Here we will use the mice phenotype data as an example. We start by creating two vectors, one for the control population and one for the high-fat diet population:

library(dplyr)
dat <- read.csv("mice_pheno.csv") #We downloaded this file in a previous section
controlPopulation <- filter(dat,Sex == "F" & Diet == "chow") %>%  
  select(Bodyweight) %>% unlist
hfPopulation <- filter(dat,Sex == "F" & Diet == "hf") %>%  
  select(Bodyweight) %>% unlist

It is important to keep in mind that what we are assuming to be normal here is the distribution of $y_1,y_2,\dots,y_n$, not the random variable $\bar{Y}$. Although we can't do this in practice, in this illustrative example, we get to see this distribution for both controls and high fat diet mice:

library(rafalib)
mypar(1,2)
hist(hfPopulation)
hist(controlPopulation)

We can use qq-plots to confirm that the distributions are relatively close to being normally distributed.
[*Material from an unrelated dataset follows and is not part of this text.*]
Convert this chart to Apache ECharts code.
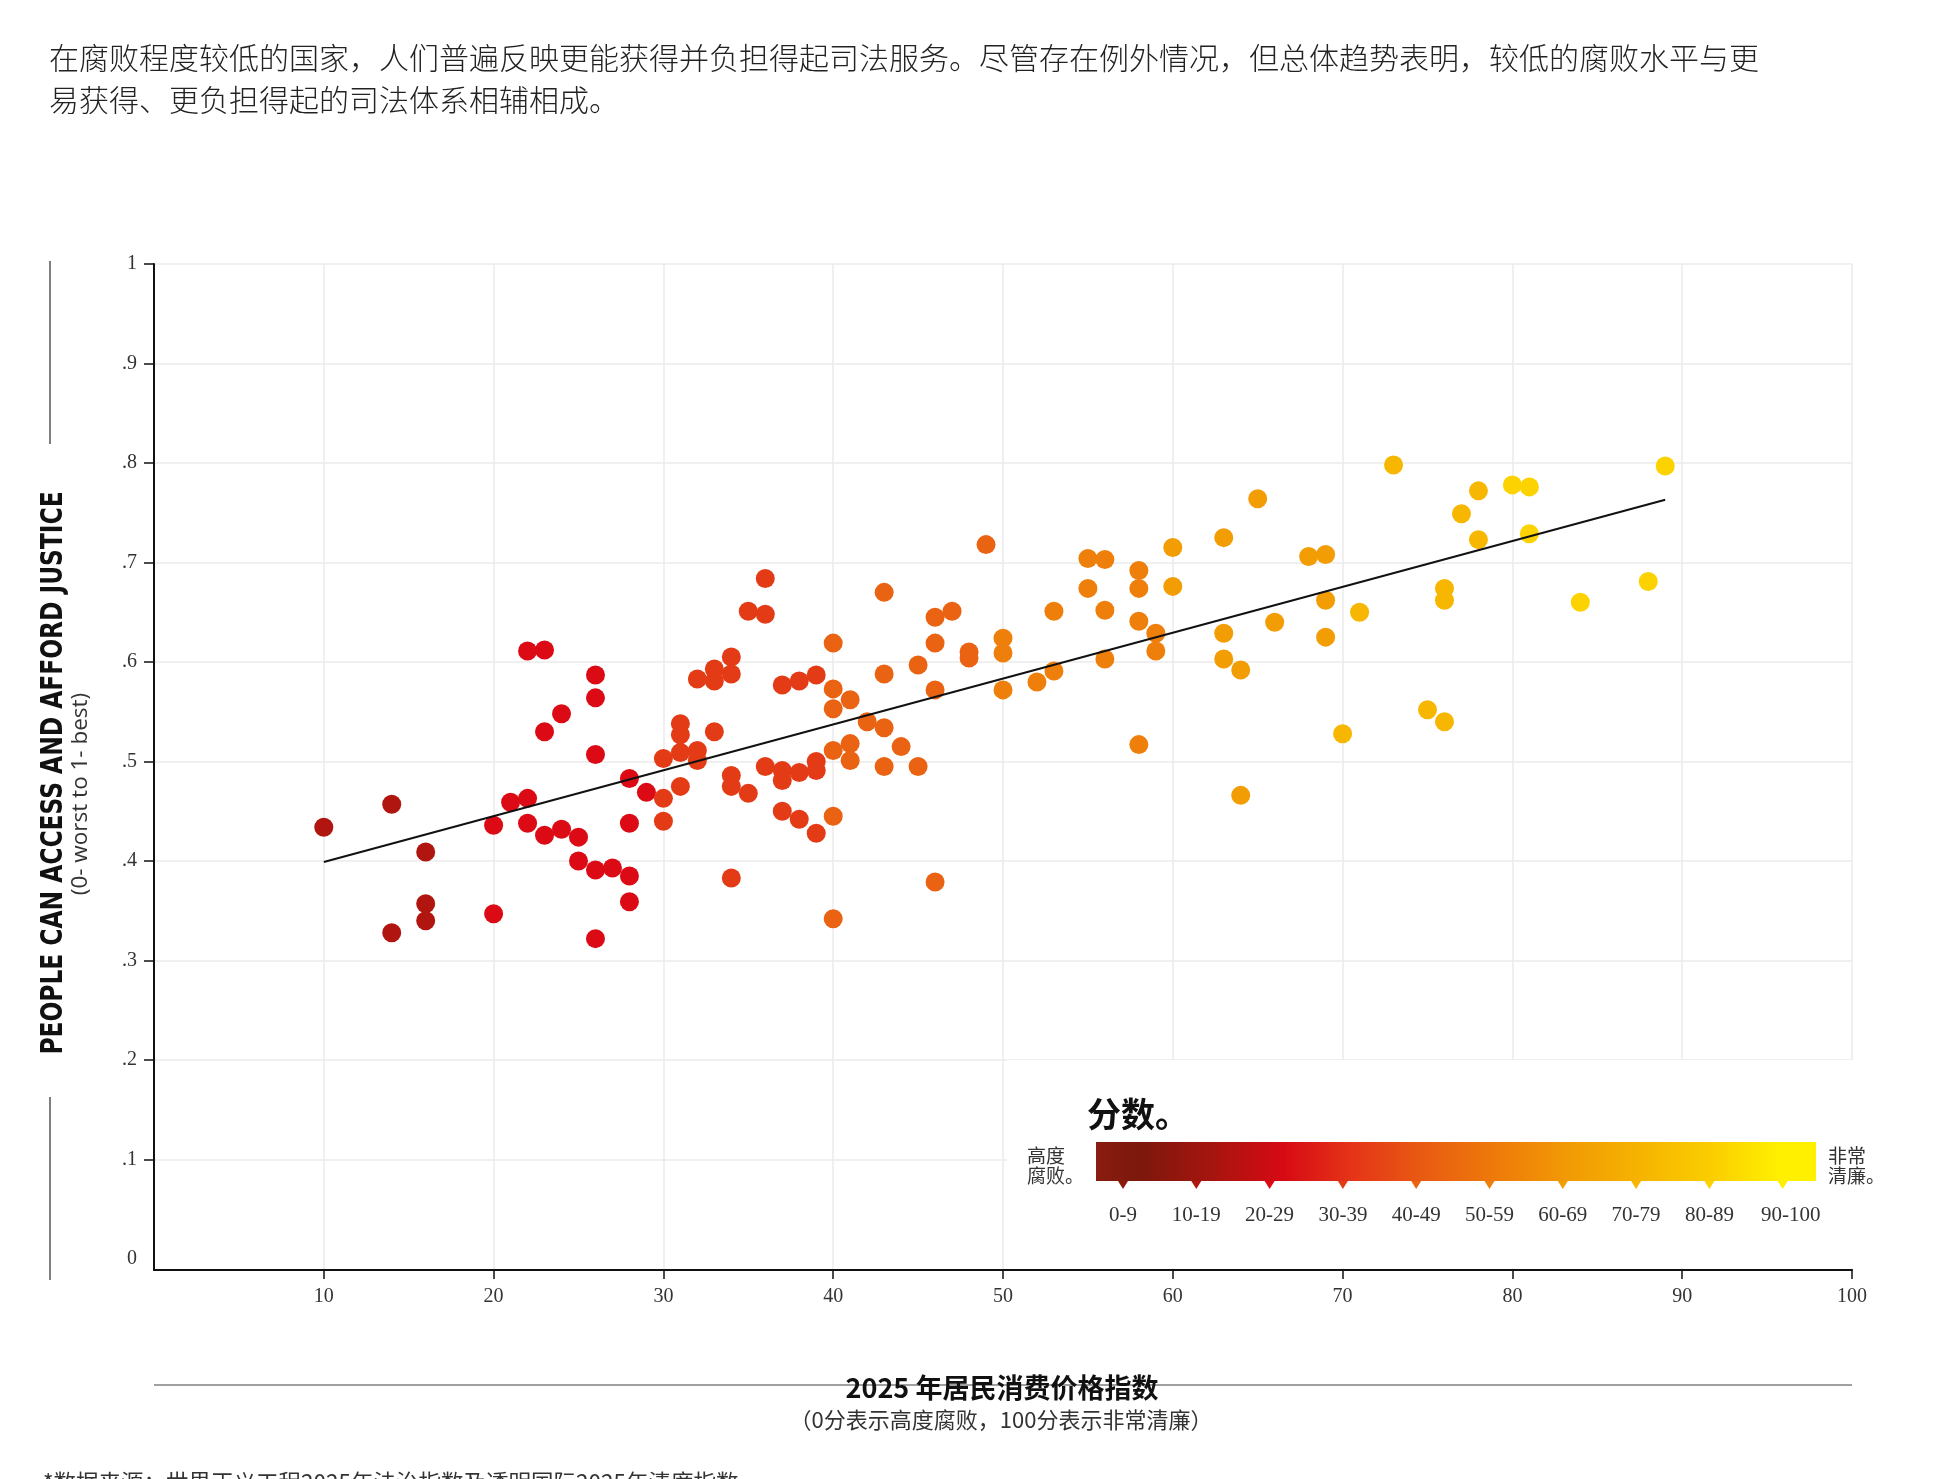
<!DOCTYPE html>
<html>
<head>
<meta charset="utf-8">
<script src="https://cdn.jsdelivr.net/npm/echarts@6/dist/echarts.min.js"></script>
<style>
html, body { margin: 0; padding: 0; background: #fff; }
#chart { width: 1948px; height: 1479px; }
</style>
</head>
<body>
<div id="chart"></div>
<script>
// CPI 2025 score (x) and "people can access and afford justice" (y)
const CPI = [
  10, 14, 14, 16, 16, 16, 20, 20, 21, 22, 22, 22, 23, 23, 23, 24, 24, 25, 25,
  26, 26, 26, 26, 26, 27, 28, 28, 28, 28, 29, 30, 30, 30, 31, 31, 31, 31,
  32, 32, 32, 33, 33, 33, 34, 34, 34, 34, 34, 35, 35, 36, 36, 36,
  37, 37, 37, 37, 38, 38, 38, 39, 39, 39, 39, 40, 40, 40, 40, 40, 40,
  41, 41, 41, 42, 43, 43, 43, 43, 44, 45, 45, 46, 46, 46, 46, 47, 48, 48, 49,
  50, 50, 50, 52, 53, 53, 55, 55, 56, 56, 56, 58, 58, 58, 58, 59, 59, 60, 60,
  63, 63, 63, 64, 64, 65, 66, 68, 69, 69, 69, 70, 71, 73, 75, 76, 76, 76, 77,
  78, 78, 80, 81, 81, 84, 88, 89
]
const ACCESS = [
  0.434, 0.457, 0.328, 0.409, 0.357, 0.340, 0.436, 0.347, 0.459, 0.611, 0.463, 0.438, 0.612, 0.530, 0.426, 0.548, 0.432, 0.424, 0.400,
  0.587, 0.564, 0.507, 0.391, 0.322, 0.393, 0.483, 0.438, 0.385, 0.359, 0.469, 0.503, 0.463, 0.440, 0.538, 0.527, 0.509, 0.475,
  0.583, 0.511, 0.501, 0.593, 0.581, 0.530, 0.605, 0.588, 0.486, 0.475, 0.383, 0.651, 0.468, 0.684, 0.648, 0.495,
  0.577, 0.491, 0.481, 0.450, 0.581, 0.489, 0.442, 0.587, 0.500, 0.491, 0.428, 0.619, 0.573, 0.553, 0.511, 0.445, 0.342,
  0.562, 0.518, 0.501, 0.540, 0.670, 0.588, 0.534, 0.495, 0.515, 0.597, 0.495, 0.645, 0.619, 0.572, 0.379, 0.651, 0.610, 0.604, 0.718,
  0.624, 0.609, 0.572, 0.580, 0.651, 0.591, 0.704, 0.674, 0.703, 0.652, 0.603, 0.692, 0.674, 0.641, 0.517, 0.629, 0.611, 0.715, 0.676,
  0.725, 0.629, 0.603, 0.592, 0.466, 0.764, 0.640, 0.706, 0.708, 0.662, 0.625, 0.528, 0.650, 0.798, 0.552, 0.674, 0.662, 0.540, 0.749,
  0.772, 0.723, 0.778, 0.776, 0.729, 0.660, 0.681, 0.797
]

// trend line end points
const TREND_X = [10, 89]
const TREND_Y = [0.399, 0.763]

// colour bands of the score legend
const BAND_LABELS = ['0-9', '10-19', '20-29', '30-39', '40-49', '50-59', '60-69', '70-79', '80-89', '90-100']
const BAND_MIN = [0, 10, 20, 30, 40, 50, 60, 70, 80, 90]
const BAND_COLORS = ['#8a1a0e', '#b0160f', '#db0a14', '#e43b17', '#ea6312', '#ef7f0b', '#f39d05', '#f7b700', '#fcd200', '#ffee00']

const X_TICKS = [10, 20, 30, 40, 50, 60, 70, 80, 90, 100]
const Y_TICKS = [0.1, 0.2, 0.3, 0.4, 0.5, 0.6, 0.7, 0.8, 0.9, 1]
const Y_LABELS = [0, 0.1, 0.2, 0.3, 0.4, 0.5, 0.6, 0.7, 0.8, 0.9, 1]

const TITLE = '在腐败程度较低的国家，人们普遍反映更能获得并负担得起司法服务。尽管存在例外情况，但总体趋势表明，较低的腐败水平与更\n易获得、更负担得起的司法体系相辅相成。'

const CJK = '"Noto Sans CJK SC", "Noto Sans", sans-serif'
const SERIF = '"Liberation Serif", "DejaVu Serif", serif'

const chart = echarts.init(document.getElementById('chart'))

const points = CPI.map((x, i) => [x, ACCESS[i]])
const trend = TREND_X.map((x, i) => [x, TREND_Y[i]])

// legend geometry
const legX = 1096
const legY = 1142
const legW = 720
const legH = 39
const triX0 = 1123
const triStep = 73.3

const legendGraphics = [
  {
    type: 'rect', z: 1,
    shape: { x: 1007, y: 1060, width: 846, height: 208 },
    style: { fill: '#fff' },
  },
  {
    type: 'text', z: 5, x: 1087, y: 1114,
    style: { text: '分数。', font: 'bold 34px ' + CJK, fill: '#111', verticalAlign: 'middle' },
  },
  {
    type: 'rect', z: 5,
    shape: { x: legX, y: legY, width: legW, height: legH },
    style: {
      fill: new echarts.graphic.LinearGradient(0, 0, 1, 0, [
        { offset: 0, color: '#8a1c10' },
        { offset: 0.06, color: '#7c180c' },
        { offset: 0.16, color: '#a5150f' },
        { offset: 0.26, color: '#d70a14' },
        { offset: 0.36, color: '#e53618' },
        { offset: 0.46, color: '#e95d12' },
        { offset: 0.56, color: '#ee7c09' },
        { offset: 0.66, color: '#f29b05' },
        { offset: 0.76, color: '#f6b500' },
        { offset: 0.86, color: '#fbcf00' },
        { offset: 0.95, color: '#fff000' },
        { offset: 1, color: '#fff000' },
      ]),
    },
  },
  {
    type: 'text', z: 5, x: 1027, y: 1166,
    style: { text: '高度\n腐败。', font: '19px ' + CJK, lineHeight: 20, fill: '#333', verticalAlign: 'middle' },
  },
  {
    type: 'text', z: 5, x: 1828, y: 1166,
    style: { text: '非常\n清廉。', font: '19px ' + CJK, lineHeight: 20, fill: '#333', verticalAlign: 'middle' },
  },
]

BAND_LABELS.forEach((label, i) => {
  const cx = triX0 + i * triStep
  legendGraphics.push({
    type: 'polygon', z: 5,
    shape: { points: [[cx - 5, legY + legH], [cx + 5, legY + legH], [cx, legY + legH + 8]] },
    style: { fill: BAND_COLORS[i] },
  })
  legendGraphics.push({
    type: 'text', z: 5, x: cx + (i === 9 ? 8 : 0), y: 1215,
    style: { text: label, font: '21px ' + SERIF, fill: '#333', align: 'center', verticalAlign: 'middle' },
  })
})

const option = {
  animation: false,
  backgroundColor: '#fff',
  title: {
    text: TITLE,
    left: 44,
    top: 32,
    textStyle: {
      fontFamily: CJK,
      fontSize: 30,
      fontWeight: 300,
      lineHeight: 42,
      color: '#222',
    },
  },
  grid: {
    left: 154,
    right: 96,
    top: 264,
    bottom: 209,
  },
  visualMap: {
    type: 'piecewise',
    show: false,
    dimension: 0,
    seriesIndex: 0,
    pieces: BAND_MIN.map((m, i) => ({
      gte: m,
      lt: i === BAND_MIN.length - 1 ? 100.01 : BAND_MIN[i + 1],
      color: BAND_COLORS[i],
    })),
  },
  xAxis: {
    type: 'value',
    min: 0,
    max: 100,
    axisLine: { onZero: false, lineStyle: { color: '#111', width: 2 } },
    axisTick: { show: true, length: 9, customValues: X_TICKS, lineStyle: { color: '#111', width: 1.5 } },
    axisLabel: {
      customValues: X_TICKS,
      margin: 17,
      fontFamily: SERIF,
      fontSize: 20,
      color: '#333',
    },
    splitLine: { show: true, lineStyle: { color: '#ebebeb', width: 1.5 } },
  },
  yAxis: {
    type: 'value',
    min: -0.011,
    max: 1,
    axisLine: { show: true, lineStyle: { color: '#111', width: 2 } },
    axisTick: { show: true, length: 10, customValues: Y_TICKS, lineStyle: { color: '#111', width: 1.5 } },
    axisLabel: {
      customValues: Y_LABELS,
      margin: 17,
      fontFamily: SERIF,
      fontSize: 20,
      color: '#333',
      formatter: v => (v === 0 ? '0' : v === 1 ? '1' : v.toFixed(1).replace(/^0/, '')),
    },
    splitLine: { show: true, lineStyle: { color: '#ebebeb', width: 1.5 } },
  },
  series: [
    {
      type: 'scatter',
      data: points,
      symbolSize: 19,
      itemStyle: { opacity: 1 },
      z: 2,
    },
    {
      type: 'line',
      data: trend,
      symbol: 'none',
      lineStyle: { color: '#111', width: 2 },
      z: 3,
    },
  ],
  graphic: [
    // y axis name with bracket lines
    {
      type: 'line', z: 5,
      shape: { x1: 50, y1: 261, x2: 50, y2: 444 },
      style: { stroke: '#555', lineWidth: 1.5 },
    },
    {
      type: 'line', z: 5,
      shape: { x1: 50, y1: 1097, x2: 50, y2: 1280 },
      style: { stroke: '#555', lineWidth: 1.5 },
    },
    {
      type: 'text', z: 5, x: 54, y: 773, rotation: Math.PI / 2, scaleX: 0.865,
      style: {
        text: 'PEOPLE CAN ACCESS AND AFFORD JUSTICE',
        font: 'bold 30px "Liberation Sans Narrow", "DejaVu Sans Condensed", sans-serif',
        fill: '#111', align: 'center', verticalAlign: 'middle',
      },
    },
    {
      type: 'text', z: 5, x: 81, y: 794, rotation: Math.PI / 2,
      style: {
        text: '(0- worst to 1- best)',
        font: '22.5px "Open Sans", sans-serif',
        fill: '#333', align: 'center', verticalAlign: 'middle',
      },
    },
    // x axis name
    {
      type: 'line', z: 4,
      shape: { x1: 154, y1: 1385, x2: 1852, y2: 1385 },
      style: { stroke: '#808080', lineWidth: 1.5 },
    },
    {
      type: 'text', z: 5, x: 1002, y: 1388,
      style: { text: '2025 年居民消费价格指数', font: 'bold 27px ' + CJK, fill: '#111', align: 'center', verticalAlign: 'middle' },
    },
    {
      type: 'text', z: 5, x: 1001, y: 1420,
      style: { text: '（0分表示高度腐败，100分表示非常清廉）', font: '22px ' + CJK, fill: '#333', align: 'center', verticalAlign: 'middle' },
    },
    {
      type: 'text', z: 5, x: 43, y: 1471,
      style: { text: '*数据来源：世界正义工程2025年法治指数及透明国际2025年清廉指数', font: '22.5px ' + CJK, fill: '#333', verticalAlign: 'top' },
    },
    ...legendGraphics,
  ],
}

chart.setOption(option)
</script>
</body>
</html>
We will explore these plots in more depth in a later section, but the important thing to know is that it compares data (on the y-axis) against a theoretical distribution (on the x-axis). If the points fall on the identity line, then the data is close to the theoretical distribution.

mypar(1,2)
qqnorm(hfPopulation)
qqline(hfPopulation)
qqnorm(controlPopulation)
qqline(controlPopulation)

The larger the sample, the more forgiving the result is to the weakness of this approximation. In the next section, we will see that for this particular dataset the t-distribution works well even for sample sizes as small as 3.